For differences in log mean, we’ll assume that times will not be more than about 100\(\times\) difference in either direction: a zero-centered normal prior with standard deviation \(\approx log(100)/2 \approx 2.3\): \(\mathrm{Normal}(0, 2.3)\).

Since the standard deviation is estimated using a submodel that itself uses a log link, we have to make a prior on the log scale of log standard deviation. For standard deviation on the log scale, let’s assume a baseline of around 100ms response time. Then, our prior on standard deviation on the log scale could reasonbly be as small as one reflecting individual differences on the order of 10ms: \(log(110) - log(100) \approx 0.1 \approx e^-2.4\), or as large as one reflecting a difference of 1 second: \(log(1100) - log(100) \approx 2.4 \approx e^0.9\).

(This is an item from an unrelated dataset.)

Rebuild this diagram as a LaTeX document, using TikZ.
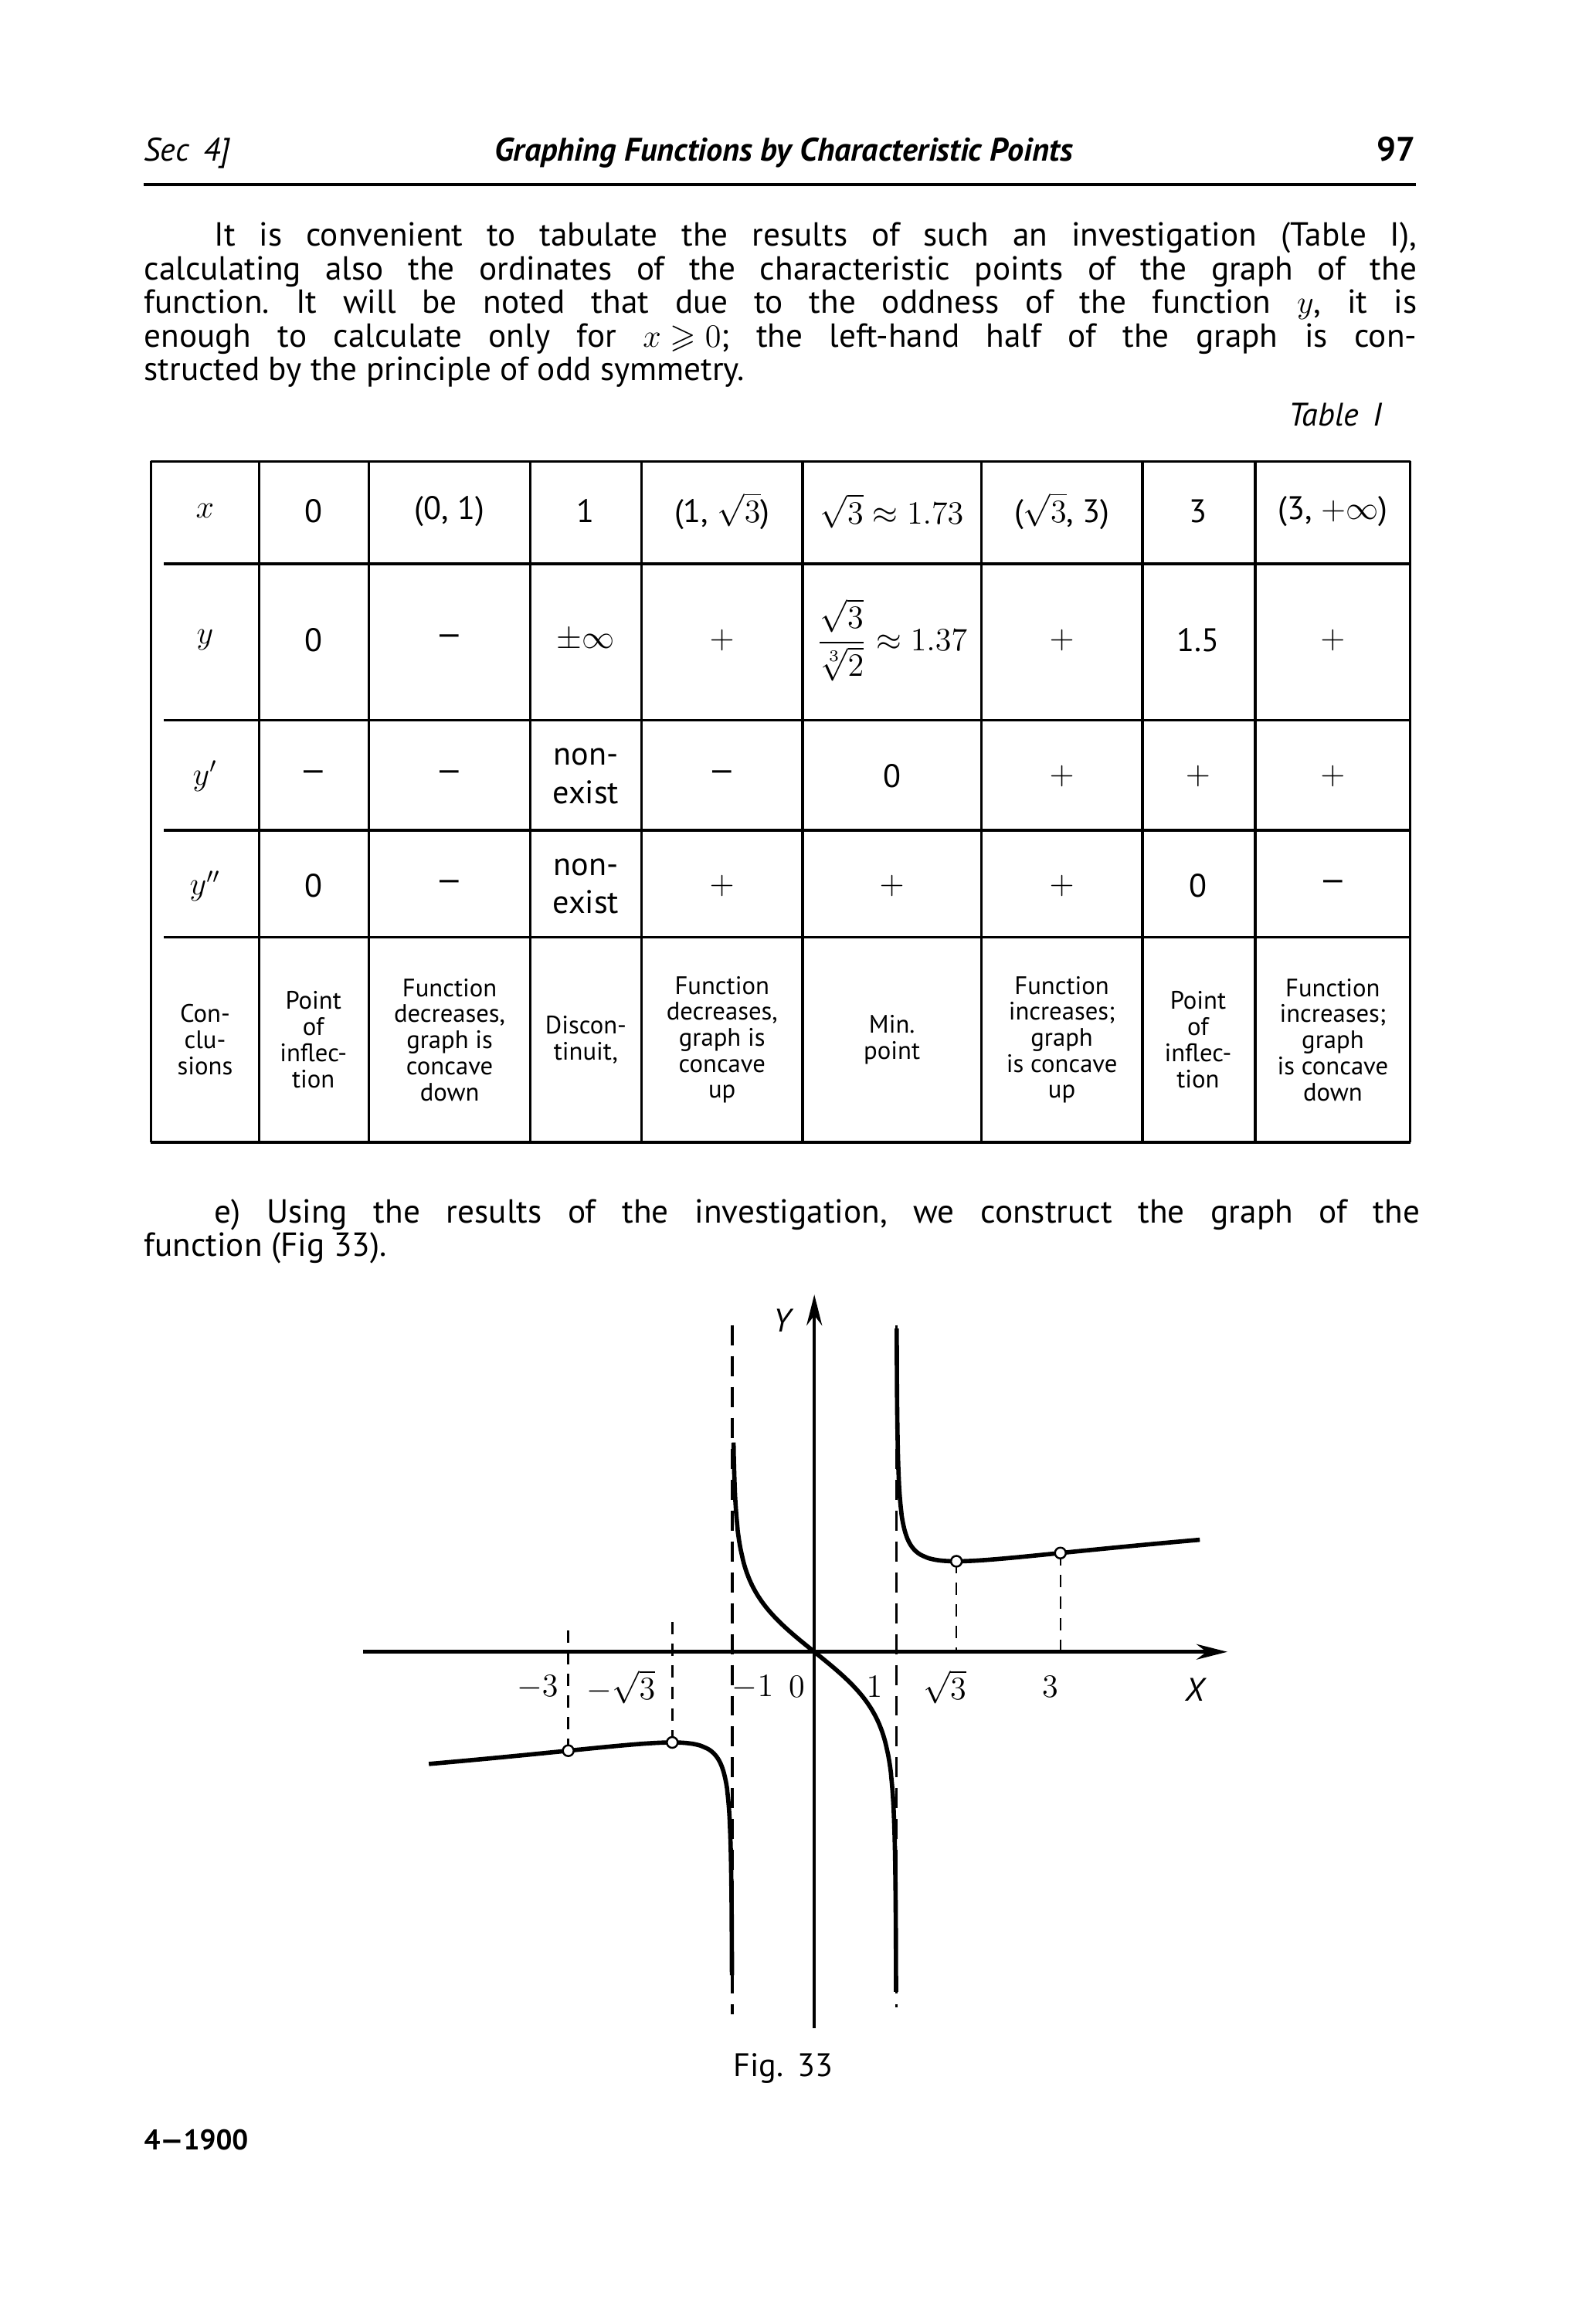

So we’ll center our log log sd prior at \((0.9 + -2.4)/2\) and give it a 95% interval that covers them (sd of \((0.9 - -2.4)/4\)): \(\mathrm{Normal}(-0.75, 0.825)\).

Finally, for differences in log log standard deviation, we’ll assume zero-centered with similar magnitude to the intercept: \(\mathrm{Normal}(0, 0.825)\).

These priors can be specified as follows:

log_bayes_priors <- c(
    prior(normal(5.5, 1.75), class = b, coef = intercept),
    prior(normal(0, 2.3), class = b, coef = groupB),
    prior(normal(-0.75, 0.825), class = b, coef = intercept, dpar = sigma),
    prior(normal(0, 0.825), class = b, coef = groupB, dpar = sigma)
  )
log_bayes_priors

prior	class	coef	dpar
normal(5.5, 1.75)	b	intercept
normal(0, 2.3)	b	groupB
normal(-0.75, 0.825)	b	intercept	sigma
normal(0, 0.825)	b	groupB	sigma

Then we can re-run the model from approach 3a with those priors:

m_log_bayes_informed <- brm(brmsformula(
    completion_time_ms ~ group + 0 + intercept,
    sigma ~ group + 0 + intercept
  ), data = data, family = lognormal, prior = log_bayes_priors)

log_bayes_informed_samples <- 
  data %>%
  # reverse the order of group so that the output is A - B instead of B - A
  data_grid(group = fct_rev(group)) %>%
  add_fitted_draws(m_log_bayes_informed, value = "estimate") %>%
  ungroup() %>%
  compare_levels(estimate, by = group) %>%
  mutate(method = "lognormal regression (Bayesian, weakly informed)") %>%
  group_by(method)

log_bayes_informed_interval <-
  log_bayes_informed_samples %>%
  mean_qi(estimate) %>%
  to_broom_names()
log_bayes_informed_interval

method	estimate	conf.low	conf.high	.width	.point	.interval
lognormal regression (Bayesian, weakly informed)	104.4916	82.77971	129.5219	0.95	mean	qi

A.1.4 Comparing approaches

All approaches that give estimates for the difference in means give very similar results:

bayes_samples = bind_rows(log_bayes_samples, log_bayes_informed_samples)

bind_rows(t_interval, log_interval, log_bayes_interval, log_bayes_informed_interval) %>%
  ggplot(aes(x = estimate, y = method)) + 
  geom_violinh(data = bayes_samples, color = NA, fill = "gray65") +
  geom_pointrangeh(aes(xmin = conf.low, xmax = conf.high)) +
  geom_vline(xintercept = 0)

The Bayesian estimates include posterior distributions shown as violin plots in gray.